Winter Trees by William Carlos Williams (1883-1963)
Plan crop rotation
Harvest...
Apples, Jerusalem artichokes, Brussels sprouts, summer cabbage, cardoon, carrots (early and maincrop), winter cauliflower, celeriac, chard, chicory, kale, kohlrabi, lettuce, medlar, parsnips, pears, radishes, sorrel, spinach, swede, turnip.

Fruity facts:
The medlar (Mesphilus germanica) may have been brought to Britain by the Romans, and was cultivated during the Middle Ages. Medlars were enjoyed by diners who ate the bletted, or rotten, fruit, which was brought to the table in a dish covered with bran. The pulp was then scraped out to eat with sugar and cream and accompanied by port at the end of a meal. Nowadays medlars are more widely used to make medlar jelly.

Plant…
Autumn-sown broad beans and peas, garlic, onion sets and rhubarb. For broad beans a recommended variety is The Sutton AGM. It’s an excellent cropper and suitable for containers, raised beds and small gardens. For peas, try Waverex, which will give you lots of small, sweet peas that are well suited to freezing.
Plant any bare-root specimens, such as fruit and soft-fruit trees, roses and hedging, which are best planted during winter, while the plants are still dormant.

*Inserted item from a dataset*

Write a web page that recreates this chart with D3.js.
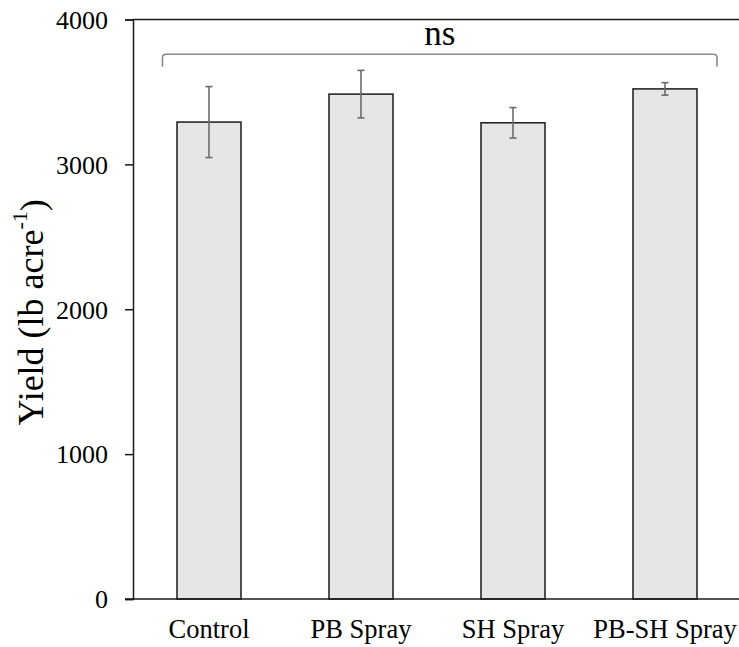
<!DOCTYPE html>
<html>
<head>
<meta charset="utf-8">
<script src="https://cdn.jsdelivr.net/npm/d3@7"></script>
<style>
  html, body { margin: 0; padding: 0; background: #fff; }
  svg text { font-family: 'Liberation Serif', 'Times New Roman', serif; }
</style>
</head>
<body>
<div id="chart"></div>
<script>
// Yield by treatment, mean with error bars
const categories = ["Control", "PB Spray", "SH Spray", "PB-SH Spray"];
const yieldMean  = [3292, 3485, 3287, 3521];
const yieldError = [245, 164, 105, 43];
const yTicks     = [0, 1000, 2000, 3000, 4000];
const sigLabel   = "ns";

const width = 739, height = 647;
const margin = { top: 19.5, right: -2, bottom: 48, left: 133 };

const svg = d3.select("#chart").append("svg")
  .attr("width", width).attr("height", height);

const x = d3.scaleBand()
  .domain(categories)
  .range([margin.left, width - margin.right])
  .paddingInner(0.579)
  .paddingOuter(0.2895);

const y = d3.scaleLinear()
  .domain([0, 4000])
  .range([height - margin.bottom, margin.top]);

// Bars
svg.append("g").selectAll("rect")
  .data(categories)
  .join("rect")
  .attr("x", d => x(d))
  .attr("y", (d, i) => y(yieldMean[i]))
  .attr("width", x.bandwidth())
  .attr("height", (d, i) => y(0) - y(yieldMean[i]))
  .attr("fill", "#e6e6e6")
  .attr("stroke", "#1a1a1a")
  .attr("stroke-width", 1.5);

// Error bars
const eb = svg.append("g").attr("stroke", "#6b6b6b").attr("stroke-width", 1.6).attr("fill", "none");
categories.forEach((c, i) => {
  const cx = x(c) + x.bandwidth() / 2;
  const hi = y(yieldMean[i] + yieldError[i]);
  const lo = y(yieldMean[i] - yieldError[i]);
  eb.append("line").attr("x1", cx).attr("x2", cx).attr("y1", hi).attr("y2", lo);
  eb.append("line").attr("x1", cx - 3.5).attr("x2", cx + 3.5).attr("y1", hi).attr("y2", hi);
  eb.append("line").attr("x1", cx - 3.5).attr("x2", cx + 3.5).attr("y1", lo).attr("y2", lo);
});

// Y axis
const yAxis = d3.axisLeft(y).tickValues(yTicks).tickSize(8).tickPadding(17).tickFormat(d3.format("d"));
const gy = svg.append("g").attr("transform", `translate(${margin.left},0)`).call(yAxis);
gy.attr("font-family", null);
gy.select(".domain").attr("stroke", "#1a1a1a").attr("stroke-width", 1.5);
gy.selectAll(".tick line").attr("stroke", "#1a1a1a").attr("stroke-width", 1.5);
gy.selectAll(".tick text")
  .attr("font-size", 26).attr("fill", "#000").attr("dy", "0.34em");

// Top frame line at 4000
svg.append("line")
  .attr("x1", margin.left).attr("x2", width - margin.right)
  .attr("y1", y(4000)).attr("y2", y(4000))
  .attr("stroke", "#1a1a1a").attr("stroke-width", 1.5);

// X axis labels and baseline
const xAxis = d3.axisBottom(x).tickSize(0).tickPadding(20);
const gx = svg.append("g").attr("transform", `translate(0,${y(0)})`).call(xAxis);
gx.attr("font-family", null);
gx.select(".domain").remove();
gx.selectAll(".tick text")
  .attr("font-size", 26.5).attr("fill", "#000");
svg.append("line")
  .attr("x1", margin.left - 8).attr("x2", width - margin.right)
  .attr("y1", y(0)).attr("y2", y(0))
  .attr("stroke", "#1a1a1a").attr("stroke-width", 1.5);

// Y axis title
const title = svg.append("text")
  .attr("transform", `translate(43,${(y(0) + y(4000)) / 2 + 3}) rotate(-90)`)
  .attr("text-anchor", "middle")
  .attr("font-size", 36).attr("fill", "#000");
title.append("tspan").text("Yield (lb acre");
title.append("tspan").attr("font-size", 22).attr("dy", "-0.75em").text("-1");
title.append("tspan").attr("dy", "0.5em").text(")");

// Significance bracket spanning all treatments
const bx0 = x(categories[0]) - 14.5;
const bx1 = x(categories[categories.length - 1]) + x.bandwidth() + 20;
const by = 54.3, bdrop = 12.4, r = 3.5;
svg.append("path")
  .attr("d", `M${bx0},${by + bdrop} L${bx0},${by + r} Q${bx0},${by} ${bx0 + r},${by} L${bx1 - r},${by} Q${bx1},${by} ${bx1},${by + r} L${bx1},${by + bdrop}`)
  .attr("fill", "none").attr("stroke", "#8a8a8a").attr("stroke-width", 1.6);
svg.append("text")
  .attr("x", (bx0 + bx1) / 2).attr("y", 45)
  .attr("text-anchor", "middle")
  .attr("font-size", 35).attr("fill", "#000")
  .text(sigLabel);
</script>
</body>
</html>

Avoid planting in very cold or wet weather. Bare-root plants are only supplied from November to March. Planting early in the season (ie before Christmas) gives the roots the best chance to establish while there is still some warmth in the soil, ready to put on maximum spring growth.

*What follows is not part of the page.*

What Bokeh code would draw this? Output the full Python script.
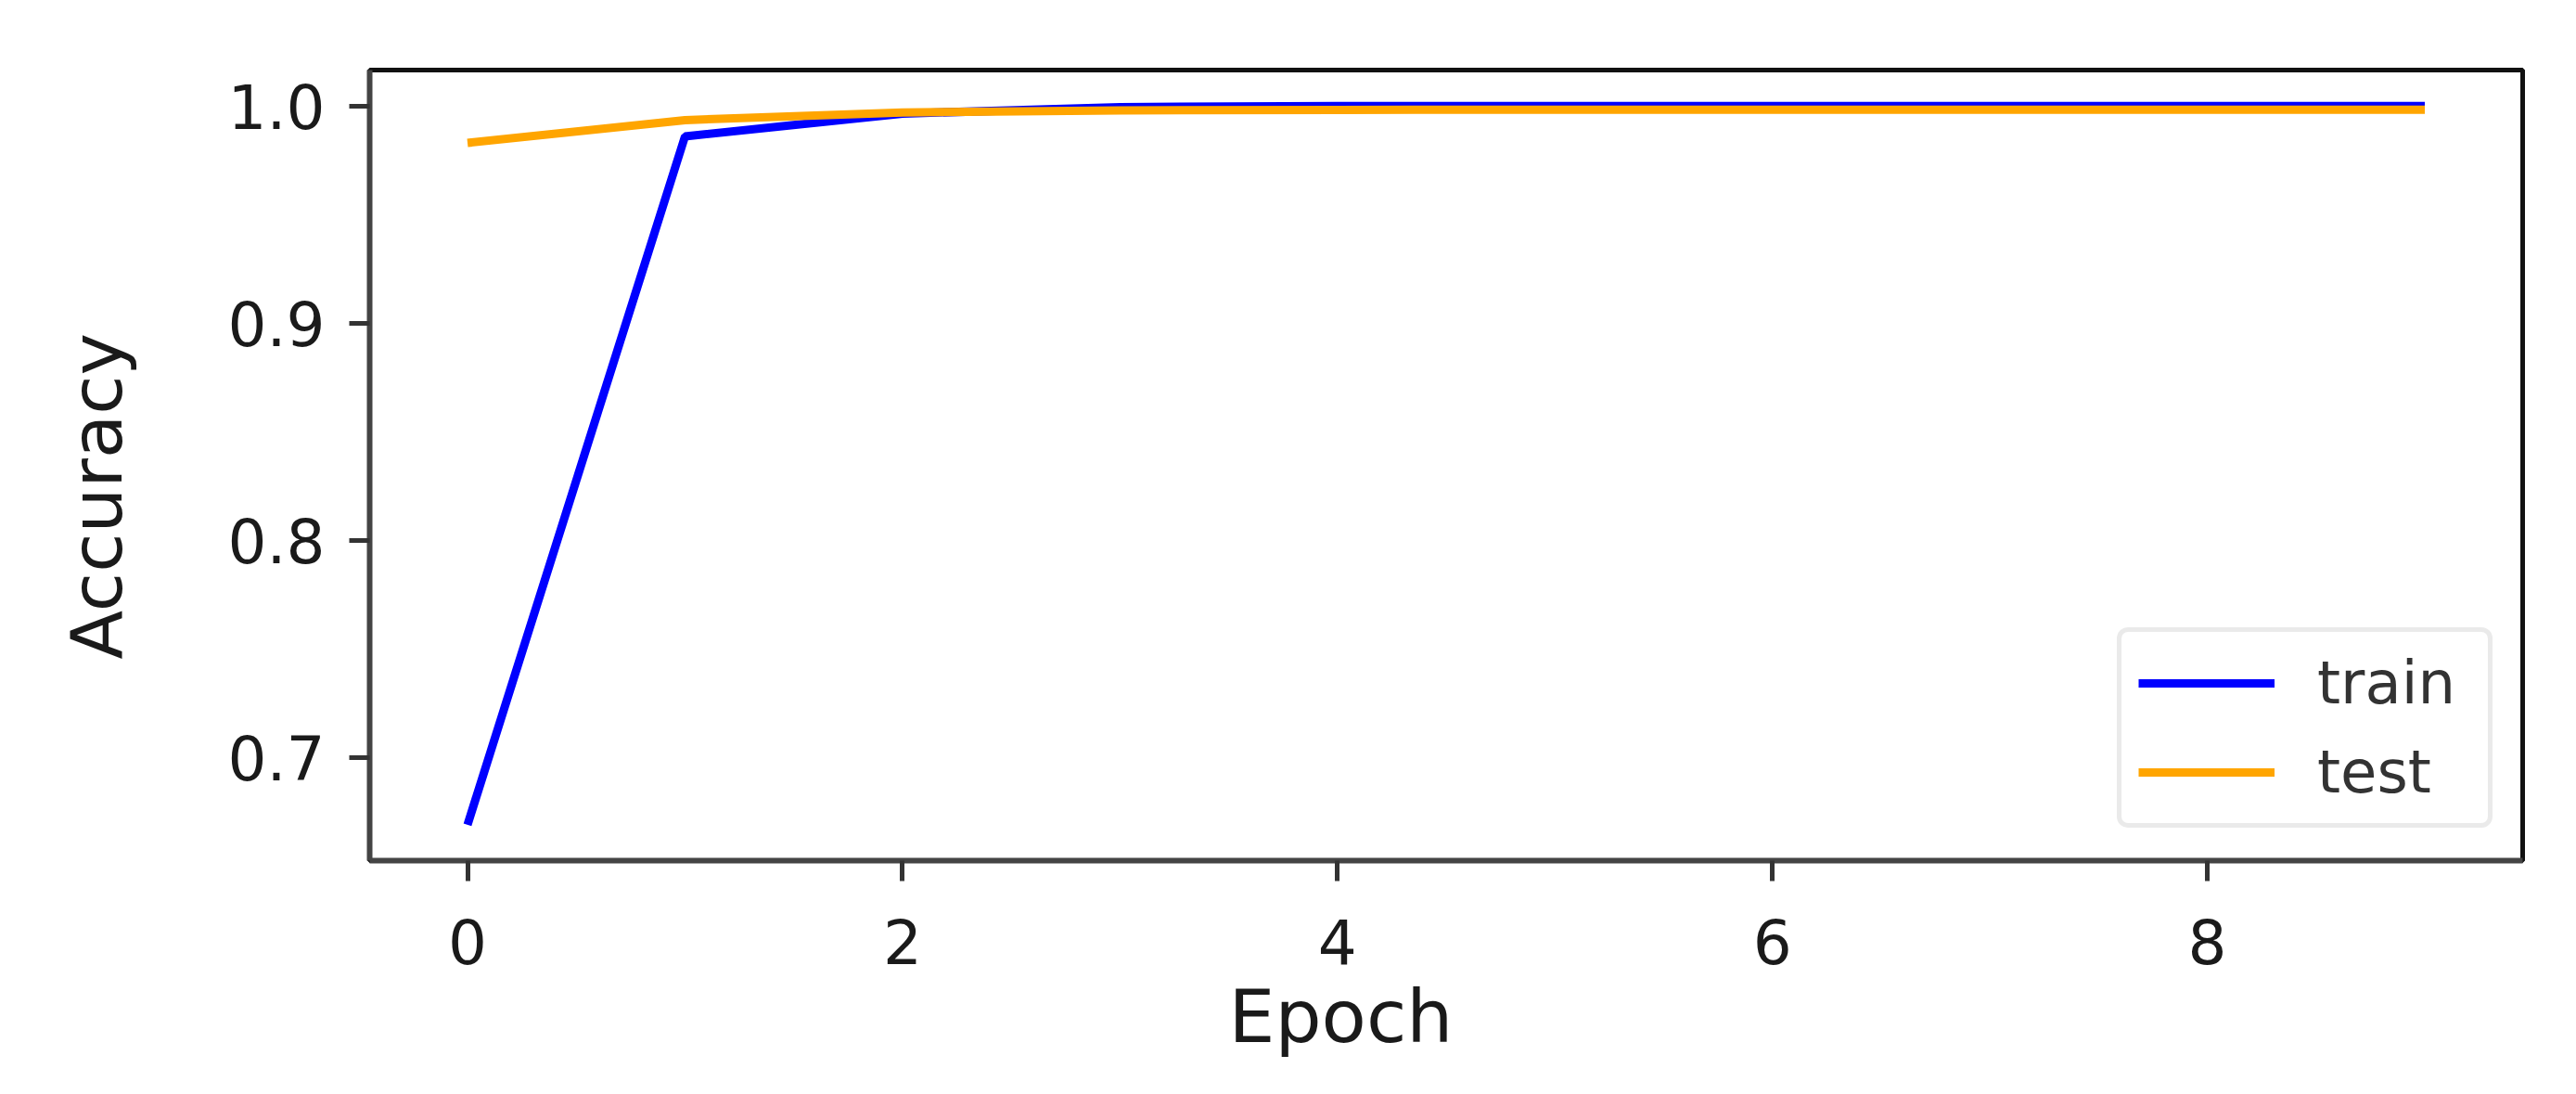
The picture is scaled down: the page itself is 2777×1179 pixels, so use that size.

• Much more in the magazine
Spot wildlife…

At the Wildfowl and Wetlands Trust reserve at Welney in Norfolk, where you can see the UK’s largest flock of Bewick swans. Visit in the late afternoon so you can see the reserve’s floodlit feeding frenzy. For more information visit: www.wwt.org.uk/visit/welney
Jobs this month…
• When conditions are favourable dig over and manure your plot.

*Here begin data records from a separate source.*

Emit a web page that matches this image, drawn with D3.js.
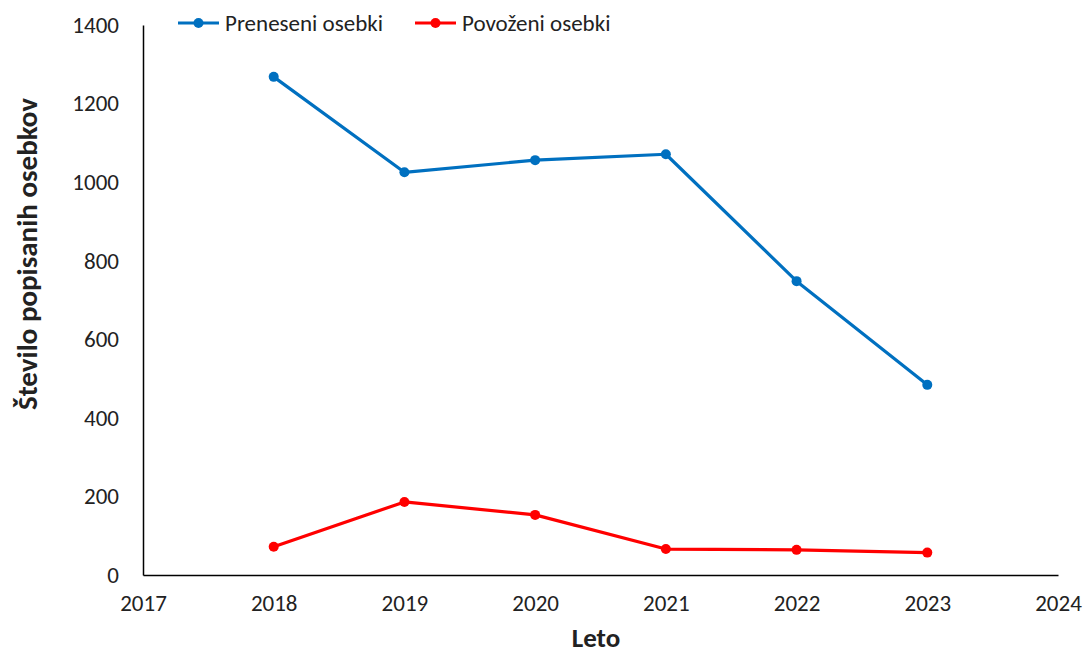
<!DOCTYPE html>
<html><head><meta charset="utf-8">
<script src="https://cdn.jsdelivr.net/npm/d3@7"></script>
<style>body{margin:0;background:#fff;} text{font-family:Carlito, Lato, "Open Sans", sans-serif;fill:#222;}</style>
</head><body>
<svg id="c" width="1085" height="655"></svg>
<script>
const years = [2018, 2019, 2020, 2021, 2022, 2023];
const preneseni = [1268, 1025, 1056, 1071, 748, 484];
const povozeni = [72, 186, 153, 66, 64, 57];
const xTicks = [2017, 2018, 2019, 2020, 2021, 2022, 2023, 2024];
const yTicks = [0, 200, 400, 600, 800, 1000, 1200, 1400];
const seriesNames = ["Preneseni osebki", "Povoženi osebki"];
const colors = ["#0070C0", "#FF0000"];

const svg = d3.select("#c");
const x = d3.scaleLinear().domain([2017, 2024]).range([143, 1058]);
const y = d3.scaleLinear().domain([0, 1400]).range([575, 25]);

// axes
const xAxis = svg.append("g").attr("transform", "translate(0,575)")
  .call(d3.axisBottom(x).tickValues(xTicks).tickFormat(d3.format("d")).tickSize(0).tickPadding(20));
xAxis.select(".domain").attr("stroke", "#000").attr("stroke-width", 1.5);
xAxis.selectAll("text").attr("font-size", 23).style("fill", "#222");

const yAxis = svg.append("g").attr("transform", "translate(143,0)")
  .call(d3.axisLeft(y).tickValues(yTicks).tickFormat(d3.format("d")).tickSize(0).tickPadding(24));
yAxis.select(".domain").attr("stroke", "#000").attr("stroke-width", 1.5);
yAxis.selectAll("text").attr("font-size", 23).style("fill", "#222");

// titles
svg.append("text").attr("x", 596).attr("y", 647).attr("text-anchor", "middle")
  .attr("font-size", 27).attr("font-weight", "bold").text("Leto");
svg.append("text").attr("transform", "translate(37,254) rotate(-90)").attr("text-anchor", "middle")
  .attr("font-size", 29).attr("font-weight", "bold").text("Število popisanih osebkov");

const data = [preneseni, povozeni];
const line = d3.line().x((d, i) => x(years[i])).y(d => y(d));
data.forEach((vals, k) => {
  svg.append("path").datum(vals).attr("d", line).attr("fill", "none")
    .attr("stroke", colors[k]).attr("stroke-width", 3.2).attr("stroke-linejoin", "round");
  svg.selectAll(null).data(vals).enter().append("circle")
    .attr("cx", (d, i) => x(years[i])).attr("cy", d => y(d)).attr("r", 5).attr("fill", colors[k]);
});

// legend
const legX = [178, 415];
seriesNames.forEach((n, k) => {
  const g = svg.append("g").attr("transform", `translate(${legX[k]},23)`);
  g.append("line").attr("x1", 0).attr("x2", 41).attr("y1", 0).attr("y2", 0)
    .attr("stroke", colors[k]).attr("stroke-width", 3.2);
  g.append("circle").attr("cx", 20.5).attr("cy", 0).attr("r", 5).attr("fill", colors[k]);
  g.append("text").attr("x", 47).attr("y", 8).attr("font-size", 23).text(n);
});
</script>
</body></html>
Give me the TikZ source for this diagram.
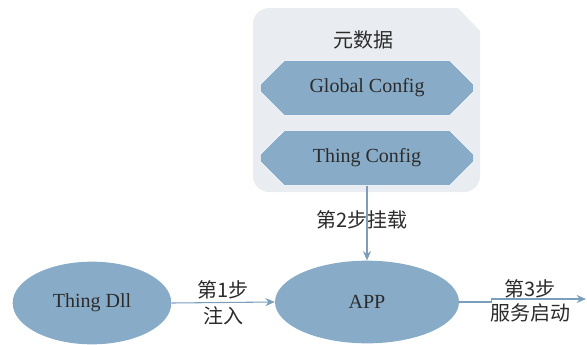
\documentclass[tikz,border=0pt]{standalone}
\usepackage{fontspec}
\setmainfont{Liberation Serif}
\newfontfamily\cjk{Noto Sans CJK SC}
\usepackage{tikz}
\usetikzlibrary{shapes.misc,shapes.geometric,arrows.meta}

\definecolor{nodeblue}{HTML}{88ACC8}
\definecolor{lineblue}{HTML}{7B9EBD}
\definecolor{metagray}{HTML}{E9ECF0}
\definecolor{textgray}{HTML}{2B2B2B}

\tikzset{
  txt/.style={text=textgray,font=\fontsize{15}{17}\selectfont},
  cfgbox/.style={txt,chamfered rectangle,chamfered rectangle xsep=15pt,
    chamfered rectangle ysep=11pt,fill=nodeblue,draw=white,thin,
    minimum width=160pt,minimum height=41pt,inner sep=0pt},
  blob/.style={txt,ellipse,fill=nodeblue,minimum height=62pt,inner sep=0pt},
  conn/.style={draw=lineblue,thick,-{Stealth[length=7pt,width=6pt]}},
}

\begin{document}
\begin{tikzpicture}[x=0.75pt,y=-0.75pt]
  \useasboundingbox (0,0) rectangle (587,344);

  % metadata panel
  \fill[metagray] (480,60) [rounded corners=12pt] -- (480,192) -- (253,192) -- (253,8) [sharp corners] -- (458,8) -- (480,31) -- cycle;
  \node[txt] (meta) at (363,40) {\cjk 元数据};
  \node[cfgbox] (globalcfg) at (367,88) {Global Config};
  \node[cfgbox] (thingcfg) at (367,158) {Thing Config};

  % main nodes
  \node[blob,minimum width=119pt] (dll) at (92,303) {Thing Dll};
  \node[blob,minimum width=138pt] (app) at (367,302) {APP};
  \coordinate (svcend) at (586,299);

  % steps
  \draw[conn] (thingcfg.south) -- (app.north)
    node[txt,pos=0.46,xshift=-4pt] {\cjk 第2步挂载};
  \draw[conn] (dll.east) -- (app.west)
    node[txt,midway,above=-1pt] {\cjk 第1步}
    node[txt,midway,below=-1pt] {\cjk 注入};
  \draw[conn] (app.east) -- ++(32,0) |- (svcend);
  \node[txt] (step3) at (530,289) {\cjk 第3步};
  \node[txt] (step3b) at (530,313) {\cjk 服务启动};
\end{tikzpicture}
\end{document}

• Clean up fallen leaves and put them in a heap to make leaf mould (Oct 08 OG, p16).
• Make new compost heaps, or if you have an existing one cover it with polythene/waterproof sheeting.
• Check supports and wires, and ensure canes for fruiting plants are securely tied.
• Order any seed catalogues, potatoes and herbaceous plants
for spring
• Fork over any heavy soil, so that it can ‘weather’ over the winter.